Matsuo: Design-wise? Hmm… I can’t say I did a good job with any of them, to be quite honest.
Akai: For real?! (Laughs)
Come on, you gotta give me one name at least.
Matsuo: Well I mean, my designs could never outdo the original ones. That’s why I’ve got nothing but painful memories on that front…
— Well then. (Laughs) It’s about time for us to wrap this up, so allow me to do so by asking your thoughts on how the show turned out.
Akai: Hmm, how do I put this… There was some initial concern regarding how it’d turn out when Nishigori made it clear he didn’t want to be involved with it, but that concern eventually evolved into the desire to make something that’d leave him feeling jealous of our work. I can’t say for sure whether or not we accomplished that, but it was a great experience that I was glad to be a part of nevertheless.
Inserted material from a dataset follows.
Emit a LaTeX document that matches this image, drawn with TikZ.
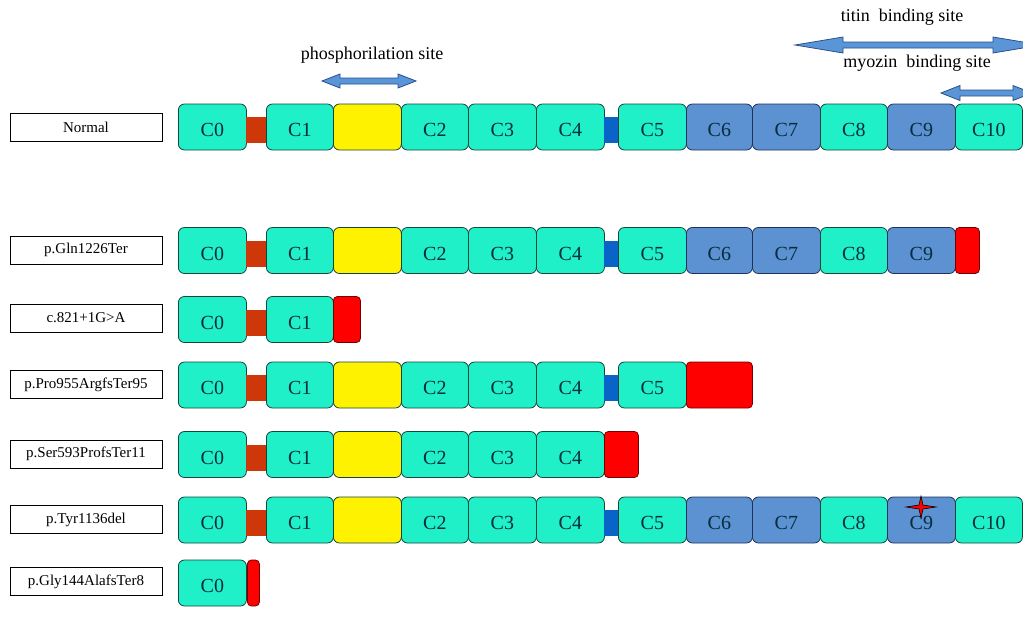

Matsuo: I still haven’t really settled on how I feel about it overall, but there’s bits we did well and bits I feel could’ve been handled slightly better, to say the least. Dereani‘s over and done with now, but Cinderella Girls and Starlight Stage are still going strong, so it’d be nice if everyone keeps up with them!
Akai: Ooft, nice shilling. (Laughs)
Matsuo: Wait, that isn’t what I was going for! (Laughs) I’m just saying that as a fan of the games myself. That’s why I was more than pleased to have been granted the opportunity to work on this adaptation; it’s an experience that’ll most definitely serve me well in the future.
First we have Nishigori trashing his own work, and now Fugo the god saying he can’t draw. These art people, I swear!